◆ DESCRIPTION OF THE TASK
Return each line of the data below exactly, omitting any pictures.

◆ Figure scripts
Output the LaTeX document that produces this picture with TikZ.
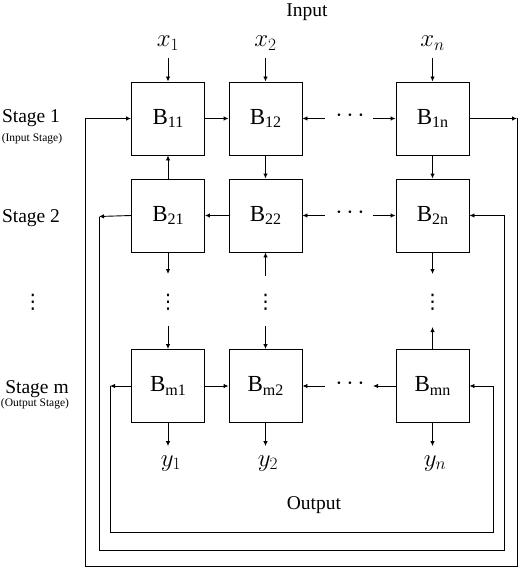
\documentclass[tikz,border=0pt]{standalone}
\usepackage{fontspec}
\setmainfont{Liberation Serif}
\newfontfamily\dvs{DejaVu Sans}
\usetikzlibrary{arrows.meta}
\newcommand{\Bsub}[1]{B\raisebox{-3.5pt}{\fontsize{16}{16}\selectfont #1}}
\begin{document}
\begin{tikzpicture}[x=1pt,y=-1pt,
  box/.style={draw,line width=0.9pt,minimum width=73pt,minimum height=73pt,inner sep=0pt,font=\fontsize{23}{26}\selectfont},
  conn/.style={line width=0.9pt},
  arr/.style={conn,-{Latex[length=5pt,width=4.5pt]}},
  lbl/.style={font=\fontsize{19.5}{22}\selectfont,inner sep=0pt,anchor=base},
  small/.style={font=\fontsize{11.5}{13}\selectfont,inner sep=0pt,anchor=base},
  xlab/.style={font=\fontsize{24}{26}\selectfont,inner xsep=0pt,inner ysep=7pt,anchor=base},
  ylab/.style={font=\fontsize{24}{26}\selectfont,inner xsep=0pt,inner ysep=9pt,anchor=base},
  hdots/.style={font=\fontsize{22}{24}\selectfont,inner sep=0pt},
  vdots/.style={font=\dvs\fontsize{20}{22}\selectfont,inner sep=0pt}]
\useasboundingbox (0,0) rectangle (521,567);

% labels
\node[lbl] (input) at (307,17) {Input};
\node[lbl] (output) at (314,509) {Output};
\node[lbl] (s1) at (31,122) {Stage 1};
\node[small] (s1b) at (32,141) {(Input Stage)};
\node[lbl] (s2) at (31,222) {Stage 2};
\node[vdots] (vdl) at (33,302) {⋮};
\node[lbl] (sm) at (37,393) {Stage m};
\node[small] (smb) at (35,406) {(Output Stage)};

% boxes
\node[box] (B11) at (168,118.5) {\Bsub{11}};
\node[box] (B12) at (265.5,118.5) {\Bsub{12}};
\node[box] (B1n) at (432.5,118.5) {\Bsub{1n}};
\node[box] (B21) at (168,215.5) {\Bsub{21}};
\node[box] (B22) at (265.5,215.5) {\Bsub{22}};
\node[box] (B2n) at (432.5,215.5) {\Bsub{2n}};
\node[box] (Bm1) at (168,386) {\Bsub{m1}};
\node[box] (Bm2) at (265.5,386) {\Bsub{m2}};
\node[box] (Bmn) at (432.5,386) {\Bsub{mn}};

% inputs / outputs
\node[xlab] (x1) at (168,47) {$x_1$};
\node[xlab] (x2) at (265.5,47) {$x_2$};
\node[xlab] (xn) at (432.5,47) {$x_n$};
\node[ylab] (y1) at (171,466) {$y_1$};
\node[ylab] (y2) at (268,466) {$y_2$};
\node[ylab] (yn) at (435,466) {$y_n$};
\draw[arr] (x1.south -| B11.north) -- (B11);
\draw[arr] (x2.south -| B12.north) -- (B12);
\draw[arr] (xn.south -| B1n.north) -- (B1n);
\draw[arr] (Bm1.south) -- (Bm1.south |- y1.north);
\draw[arr] (Bm2.south) -- (Bm2.south |- y2.north);
\draw[arr] (Bmn.south) -- (Bmn.south |- yn.north);

% horizontal dots
\node[hdots] (h1) at (350,118.5) {·\,·\,·};
\node[hdots] (h2) at (350,215.5) {·\,·\,·};
\node[hdots] (hm) at (350,386) {·\,·\,·};
\coordinate (h1l) at (325,118.5); \coordinate (h1r) at (373,118.5);
\coordinate (h2l) at (325,215.5); \coordinate (h2r) at (373,215.5);
\coordinate (hml) at (325,386);   \coordinate (hmr) at (373,386);

% row 1
\draw[arr] (B11) -- (B12);
\draw[arr] (h1l) -- (B12);
\draw[arr] (h1r) -- (B1n);
% row 2
\draw[arr] (B22) -- (B21);
\draw[arr] (h2l) -- (B22);
\draw[arr] (h2r) -- (B2n);
% row m
\draw[arr] (Bm1) -- (Bm2);
\draw[arr] (hml) -- (Bm2);
\draw[arr] (Bmn.west) -- (hmr);

% vertical between row 1 and 2
\draw[arr] (B21) -- (B11);
\draw[arr] (B12) -- (B22);
\draw[arr] (B1n) -- (B2n);

% vertical dots columns
\node[vdots] (v1) at (168,302) {⋮};
\node[vdots] (v2) at (265.5,302) {⋮};
\node[vdots] (vn) at (432.5,302) {⋮};
\coordinate (v1a) at (168,274); \coordinate (v1b) at (168,326);
\coordinate (v2a) at (265.5,276); \coordinate (v2b) at (265.5,326);
\coordinate (vna) at (432.5,274); \coordinate (vnb) at (432.5,327);
\draw[arr] (B21) -- (v1a);
\draw[arr] (v1b) -- (Bm1);
\draw[arr] (v2a) -- (B22);
\draw[arr] (v2b) -- (Bm2);
\draw[arr] (B2n) -- (vna);
\draw[arr] (Bmn) -- (vnb);

% feedback loops
\coordinate (c1) at (517,118.5); \coordinate (k1) at (85,566);
\draw[arr] (B1n) -- (c1);
\draw[arr] (c1) |- (k1) |- (B11);

\coordinate (c2) at (99,216.5); \coordinate (k2) at (504,550);
\draw[arr] (B21.west) -- (c2);
\draw[arr] (c2) |- (k2) |- (B2n);

\coordinate (c3) at (110,386); \coordinate (k3) at (493,532);
\draw[arr] (Bm1) -- (c3);
\draw[arr] (c3) |- (k3) |- (Bmn);
\end{tikzpicture}
\end{document}
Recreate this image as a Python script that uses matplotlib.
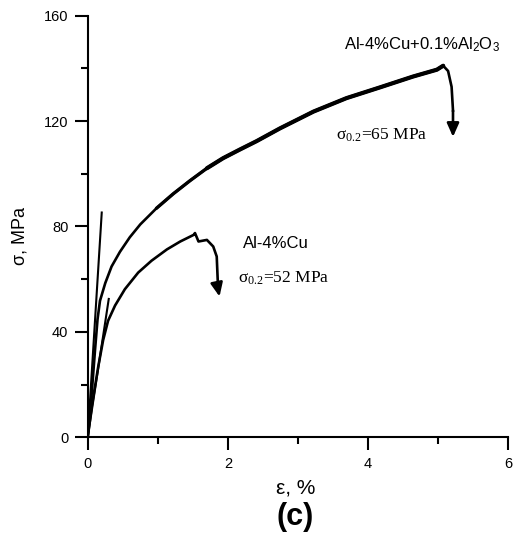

◆ REPLY TO THE EXERCISE
Output the LaTeX document that produces this picture with TikZ.
\documentclass[tikz,border=0pt]{standalone}
\usepackage{fontspec}
\setmainfont{Liberation Serif}
\newfontfamily\dvs{DejaVu Sans}
\usetikzlibrary{arrows.meta}
\newcommand{\Bsub}[1]{B\raisebox{-3.5pt}{\fontsize{16}{16}\selectfont #1}}
\begin{document}
\begin{tikzpicture}[x=1pt,y=-1pt,
  box/.style={draw,line width=0.9pt,minimum width=73pt,minimum height=73pt,inner sep=0pt,font=\fontsize{23}{26}\selectfont},
  conn/.style={line width=0.9pt},
  arr/.style={conn,-{Latex[length=5pt,width=4.5pt]}},
  lbl/.style={font=\fontsize{19.5}{22}\selectfont,inner sep=0pt,anchor=base},
  small/.style={font=\fontsize{11.5}{13}\selectfont,inner sep=0pt,anchor=base},
  xlab/.style={font=\fontsize{24}{26}\selectfont,inner xsep=0pt,inner ysep=7pt,anchor=base},
  ylab/.style={font=\fontsize{24}{26}\selectfont,inner xsep=0pt,inner ysep=9pt,anchor=base},
  hdots/.style={font=\fontsize{22}{24}\selectfont,inner sep=0pt},
  vdots/.style={font=\dvs\fontsize{20}{22}\selectfont,inner sep=0pt}]
\useasboundingbox (0,0) rectangle (521,567);

% labels
\node[lbl] (input) at (307,17) {Input};
\node[lbl] (output) at (314,509) {Output};
\node[lbl] (s1) at (31,122) {Stage 1};
\node[small] (s1b) at (32,141) {(Input Stage)};
\node[lbl] (s2) at (31,222) {Stage 2};
\node[vdots] (vdl) at (33,302) {⋮};
\node[lbl] (sm) at (37,393) {Stage m};
\node[small] (smb) at (35,406) {(Output Stage)};

% boxes
\node[box] (B11) at (168,118.5) {\Bsub{11}};
\node[box] (B12) at (265.5,118.5) {\Bsub{12}};
\node[box] (B1n) at (432.5,118.5) {\Bsub{1n}};
\node[box] (B21) at (168,215.5) {\Bsub{21}};
\node[box] (B22) at (265.5,215.5) {\Bsub{22}};
\node[box] (B2n) at (432.5,215.5) {\Bsub{2n}};
\node[box] (Bm1) at (168,386) {\Bsub{m1}};
\node[box] (Bm2) at (265.5,386) {\Bsub{m2}};
\node[box] (Bmn) at (432.5,386) {\Bsub{mn}};

% inputs / outputs
\node[xlab] (x1) at (168,47) {$x_1$};
\node[xlab] (x2) at (265.5,47) {$x_2$};
\node[xlab] (xn) at (432.5,47) {$x_n$};
\node[ylab] (y1) at (171,466) {$y_1$};
\node[ylab] (y2) at (268,466) {$y_2$};
\node[ylab] (yn) at (435,466) {$y_n$};
\draw[arr] (x1.south -| B11.north) -- (B11);
\draw[arr] (x2.south -| B12.north) -- (B12);
\draw[arr] (xn.south -| B1n.north) -- (B1n);
\draw[arr] (Bm1.south) -- (Bm1.south |- y1.north);
\draw[arr] (Bm2.south) -- (Bm2.south |- y2.north);
\draw[arr] (Bmn.south) -- (Bmn.south |- yn.north);

% horizontal dots
\node[hdots] (h1) at (350,118.5) {·\,·\,·};
\node[hdots] (h2) at (350,215.5) {·\,·\,·};
\node[hdots] (hm) at (350,386) {·\,·\,·};
\coordinate (h1l) at (325,118.5); \coordinate (h1r) at (373,118.5);
\coordinate (h2l) at (325,215.5); \coordinate (h2r) at (373,215.5);
\coordinate (hml) at (325,386);   \coordinate (hmr) at (373,386);

% row 1
\draw[arr] (B11) -- (B12);
\draw[arr] (h1l) -- (B12);
\draw[arr] (h1r) -- (B1n);
% row 2
\draw[arr] (B22) -- (B21);
\draw[arr] (h2l) -- (B22);
\draw[arr] (h2r) -- (B2n);
% row m
\draw[arr] (Bm1) -- (Bm2);
\draw[arr] (hml) -- (Bm2);
\draw[arr] (Bmn.west) -- (hmr);

% vertical between row 1 and 2
\draw[arr] (B21) -- (B11);
\draw[arr] (B12) -- (B22);
\draw[arr] (B1n) -- (B2n);

% vertical dots columns
\node[vdots] (v1) at (168,302) {⋮};
\node[vdots] (v2) at (265.5,302) {⋮};
\node[vdots] (vn) at (432.5,302) {⋮};
\coordinate (v1a) at (168,274); \coordinate (v1b) at (168,326);
\coordinate (v2a) at (265.5,276); \coordinate (v2b) at (265.5,326);
\coordinate (vna) at (432.5,274); \coordinate (vnb) at (432.5,327);
\draw[arr] (B21) -- (v1a);
\draw[arr] (v1b) -- (Bm1);
\draw[arr] (v2a) -- (B22);
\draw[arr] (v2b) -- (Bm2);
\draw[arr] (B2n) -- (vna);
\draw[arr] (Bmn) -- (vnb);

% feedback loops
\coordinate (c1) at (517,118.5); \coordinate (k1) at (85,566);
\draw[arr] (B1n) -- (c1);
\draw[arr] (c1) |- (k1) |- (B11);

\coordinate (c2) at (99,216.5); \coordinate (k2) at (504,550);
\draw[arr] (B21.west) -- (c2);
\draw[arr] (c2) |- (k2) |- (B2n);

\coordinate (c3) at (110,386); \coordinate (k3) at (493,532);
\draw[arr] (Bm1) -- (c3);
\draw[arr] (c3) |- (k3) |- (Bmn);
\end{tikzpicture}
\end{document}
Recreate this image as a Python script that uses matplotlib.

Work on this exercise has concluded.